Incidentally, the second most frequent contributor to hg-git after schacon is Augie Fackler, one of the Google engineers who helped with Google Code's git implementation (and also a frequent hg hacker).


A few months ago, I was at a talk at Google Chicago with two of the original creators of Subversion (Ben Collins-Sussman and Brian Fitzpatrick). After profuse apologies, they said everyone in the room should switch from git to hg, and that people who still used git just didn't realize how much it sucks. Then I realized why Google released hg support before git support :P


What didn't they like about Git?


At the time they evaluated hg and git, hg had better http protocol support.


And that's all?

Security, speed, all that's don't outweight http protocol support?


The http protocol was definitely the dealbreaker. That said, if you think hg is less secure than git you've bought into some FUD (the models are so similar it's almost silly, and the security quality is identical). The speed differences between hg and git aren't perceivable for the bulk of projects, even at sizes larger than most corporate repositories I've heard of. There are some operations that are faster for git (notably history rewriting), and others that are faster for hg (notably blame and per-file log). The two systems are very similar and just make some slightly different tradeoffs.

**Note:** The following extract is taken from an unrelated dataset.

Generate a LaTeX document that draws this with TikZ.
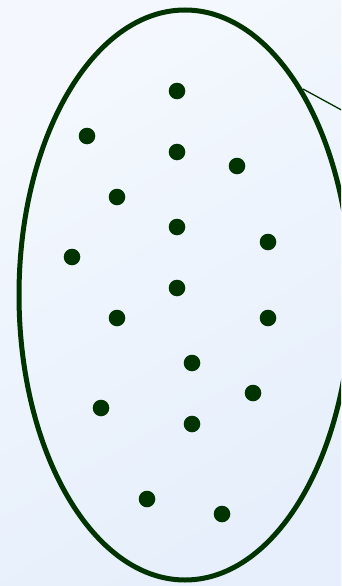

As far as I can tell, all changesets in Git are summed by SHA-1. The sum is also an ID for the changeset. You cannot change a changeset without modifying its' SHA-1 sum. This design make Git secure from tampering.

The ID for Hg changesets are some 48-bit numbers, like fb43b575b296. I do not think that this size is safe enough.


Mercurial prints the first 12 bytes of the hexlified sha1 by default, but everything is recorded using the full sha1, and can be referenced as such. You can view the full sha1 in a number of ways, the easiest would be "hg log --limit 1 --debug".


Mercurial uses full-length SHA1 sums internally, same as git. It just prints the first 48 characters for user convenience, unless you happen to have two objects that share that substring.


I'm also the actual maintainer of hg-git at this point, FWIW.


if hg-git uses dulwich, and it's all pure python, how come i see it running git-index-pack amongst other git (what i assume are shell) commands?


Huh?

Are you pushing to a local repository? When pushing to a local repo, dulwich calls a local git binary. I don't see any calls to git-index-pack in either hg-git or dulwich in a cursory grep, which matches my memory.


i'm pushing to github. reason i ask is that it segfaults -- see https://github.com/schacon/hg-git/issues/216


Something like that is not exactly core functionality. It could be a situation where hg-git runs purely in Python for everything that it 'needs' to do, and will optionally use the native commands for other git functionality.